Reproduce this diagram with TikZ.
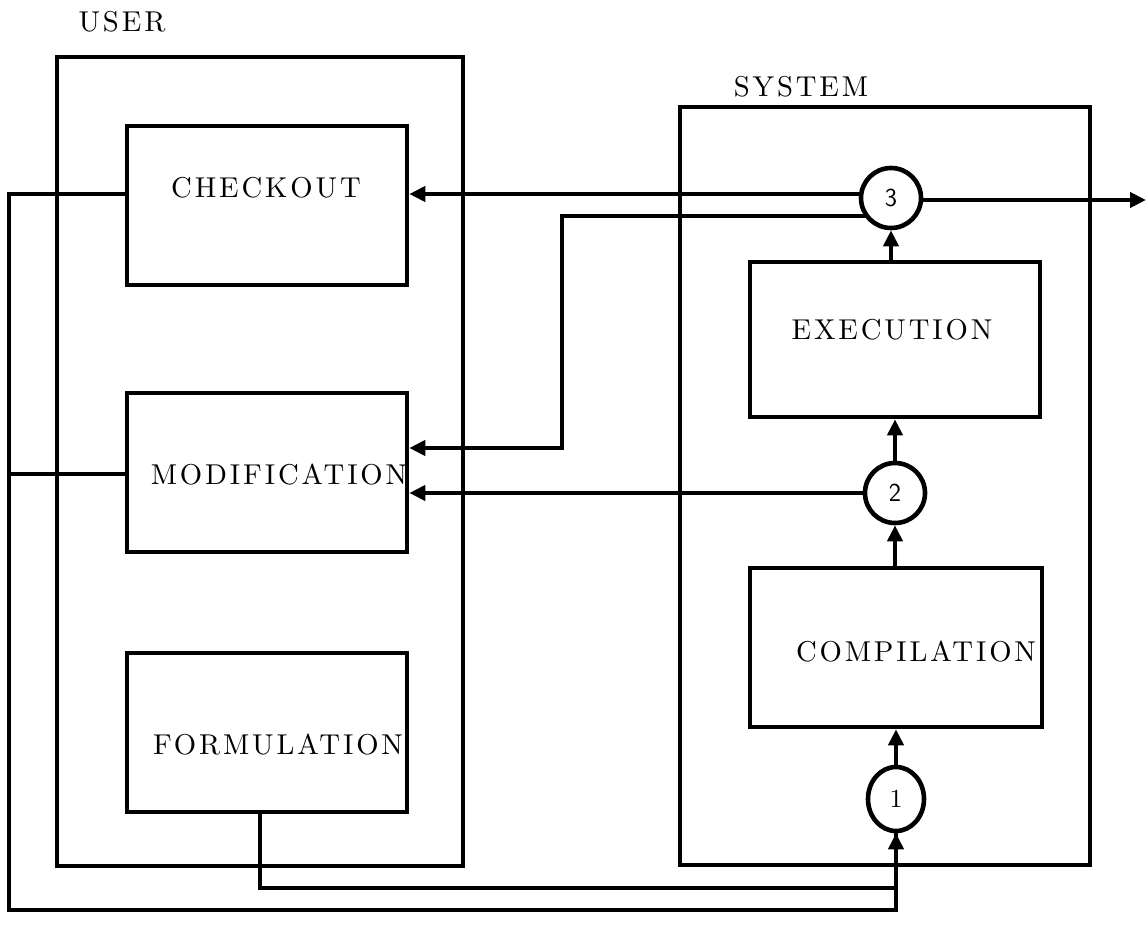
\documentclass[tikz,border=0pt]{standalone}
\usepackage{fontspec}
\usetikzlibrary{arrows.meta,shapes.geometric,calc}
\newfontfamily\labfam{lmroman10-regular}[Extension=.otf,LetterSpace=10]
\newcommand\labfont{\labfam\fontsize{28.7}{31}\selectfont}
\begin{document}
\begin{tikzpicture}[x=1pt,y=-1pt,
  box/.style={draw,line width=4.6pt,inner sep=0pt},
  lab/.style={font=\labfont,inner sep=0pt},
  conn/.style={line width=4.6pt},
  arr/.style={conn,-{Triangle[length=16pt,width=15pt]}},
  num/.style={circle,draw,fill=white,line width=4.6pt,minimum size=60pt,inner sep=0pt,font=\sffamily\fontsize{26}{28}\selectfont}]
\useasboundingbox (0,0) rectangle (1146,944);
% frames
\node[box,minimum width=406pt,minimum height=809pt] (user) at (260,461.5) {};
\node[box,minimum width=410pt,minimum height=758pt] (sys) at (885,486) {};
\node[lab] (usert) at (122,22) {USER};
\node[lab] (syst) at (801,87) {SYSTEM};
% user boxes
\node[box,minimum width=280pt,minimum height=159pt] (chk) at (267,205.5) {};
\node[box,minimum width=280pt,minimum height=159pt] (mod) at (267,472.5) {};
\node[box,minimum width=280pt,minimum height=159pt] (form) at (267,732.5) {};
\node[lab] (chkt) at (266,188) {CHECKOUT};
\node[lab] (modt) at (279,475) {MODIFICATION};
\node[lab] (formt) at (278,745) {FORMULATION};
% system boxes
\node[box,minimum width=290pt,minimum height=155pt] (exe) at (895,339.5) {};
\node[box,minimum width=292pt,minimum height=159pt] (comp) at (896,647.5) {};
\node[lab] (exet) at (892,330) {EXECUTION};
\node[lab] (compt) at (916,652) {COMPILATION};
% circle positions
\coordinate (p3) at (891,198);
\coordinate (p2) at (895,493);
\coordinate (p1) at (896,799);
\coordinate (k1) at (562,216);
\coordinate (k2) at (562,448);
\coordinate (out) at (1146,200);
\coordinate (l1) at (9,194);
\coordinate (l2) at (9,910);
\coordinate (l3) at (9,474);
\coordinate (f1) at (260,888);
% connectors
\draw[arr] (p3 |- 0,194) -- (chk.east |- 0,194);
\draw[arr] (p3 |- k1) -- (k1) -- (k2) -- (mod.east |- k2);
\draw[arr] (p2) -- (mod.east |- p2);
\draw[arr] (p3 |- out) -- (out);
\draw[conn] (chk.west |- l1) -- (l1) -- (l2) -- (p1 |- l2) -- (p1);
\draw[conn] (mod.west |- l3) -- (l3);
\draw[conn] (form.south -| f1) -- (f1) -- (p1 |- f1);
% circles
\node[num] (c3) at (p3) {3};
\node[num] (c2) at (p2) {2};
\node[num,ellipse,minimum width=56pt,minimum height=64pt,font=\labfam\fontsize{26}{28}\selectfont] (c1) at (p1) {1};
\draw[arr] (c1.south |- l2) -- (c1.south);
\draw[arr] (c3.south |- exe.north) -- (c3.south);
\draw[arr] (c2.north) -- (c2.north |- exe.south);
\draw[arr] (c2.south |- comp.north) -- (c2.south);
\draw[arr] (c1.north) -- (c1.north |- comp.south);
\end{tikzpicture}
\end{document}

__________________________________________________

» **EXERCISE DETAILS**
Retype each line of the listing above word for word. Exclude the pictures.

» **WORKED ANSWER**
Reproduce this diagram with TikZ.
\documentclass[tikz,border=0pt]{standalone}
\usepackage{fontspec}
\usetikzlibrary{arrows.meta,shapes.geometric,calc}
\newfontfamily\labfam{lmroman10-regular}[Extension=.otf,LetterSpace=10]
\newcommand\labfont{\labfam\fontsize{28.7}{31}\selectfont}
\begin{document}
\begin{tikzpicture}[x=1pt,y=-1pt,
  box/.style={draw,line width=4.6pt,inner sep=0pt},
  lab/.style={font=\labfont,inner sep=0pt},
  conn/.style={line width=4.6pt},
  arr/.style={conn,-{Triangle[length=16pt,width=15pt]}},
  num/.style={circle,draw,fill=white,line width=4.6pt,minimum size=60pt,inner sep=0pt,font=\sffamily\fontsize{26}{28}\selectfont}]
\useasboundingbox (0,0) rectangle (1146,944);
% frames
\node[box,minimum width=406pt,minimum height=809pt] (user) at (260,461.5) {};
\node[box,minimum width=410pt,minimum height=758pt] (sys) at (885,486) {};
\node[lab] (usert) at (122,22) {USER};
\node[lab] (syst) at (801,87) {SYSTEM};
% user boxes
\node[box,minimum width=280pt,minimum height=159pt] (chk) at (267,205.5) {};
\node[box,minimum width=280pt,minimum height=159pt] (mod) at (267,472.5) {};
\node[box,minimum width=280pt,minimum height=159pt] (form) at (267,732.5) {};
\node[lab] (chkt) at (266,188) {CHECKOUT};
\node[lab] (modt) at (279,475) {MODIFICATION};
\node[lab] (formt) at (278,745) {FORMULATION};
% system boxes
\node[box,minimum width=290pt,minimum height=155pt] (exe) at (895,339.5) {};
\node[box,minimum width=292pt,minimum height=159pt] (comp) at (896,647.5) {};
\node[lab] (exet) at (892,330) {EXECUTION};
\node[lab] (compt) at (916,652) {COMPILATION};
% circle positions
\coordinate (p3) at (891,198);
\coordinate (p2) at (895,493);
\coordinate (p1) at (896,799);
\coordinate (k1) at (562,216);
\coordinate (k2) at (562,448);
\coordinate (out) at (1146,200);
\coordinate (l1) at (9,194);
\coordinate (l2) at (9,910);
\coordinate (l3) at (9,474);
\coordinate (f1) at (260,888);
% connectors
\draw[arr] (p3 |- 0,194) -- (chk.east |- 0,194);
\draw[arr] (p3 |- k1) -- (k1) -- (k2) -- (mod.east |- k2);
\draw[arr] (p2) -- (mod.east |- p2);
\draw[arr] (p3 |- out) -- (out);
\draw[conn] (chk.west |- l1) -- (l1) -- (l2) -- (p1 |- l2) -- (p1);
\draw[conn] (mod.west |- l3) -- (l3);
\draw[conn] (form.south -| f1) -- (f1) -- (p1 |- f1);
% circles
\node[num] (c3) at (p3) {3};
\node[num] (c2) at (p2) {2};
\node[num,ellipse,minimum width=56pt,minimum height=64pt,font=\labfam\fontsize{26}{28}\selectfont] (c1) at (p1) {1};
\draw[arr] (c1.south |- l2) -- (c1.south);
\draw[arr] (c3.south |- exe.north) -- (c3.south);
\draw[arr] (c2.north) -- (c2.north |- exe.south);
\draw[arr] (c2.south |- comp.north) -- (c2.south);
\draw[arr] (c1.north) -- (c1.north |- comp.south);
\end{tikzpicture}
\end{document}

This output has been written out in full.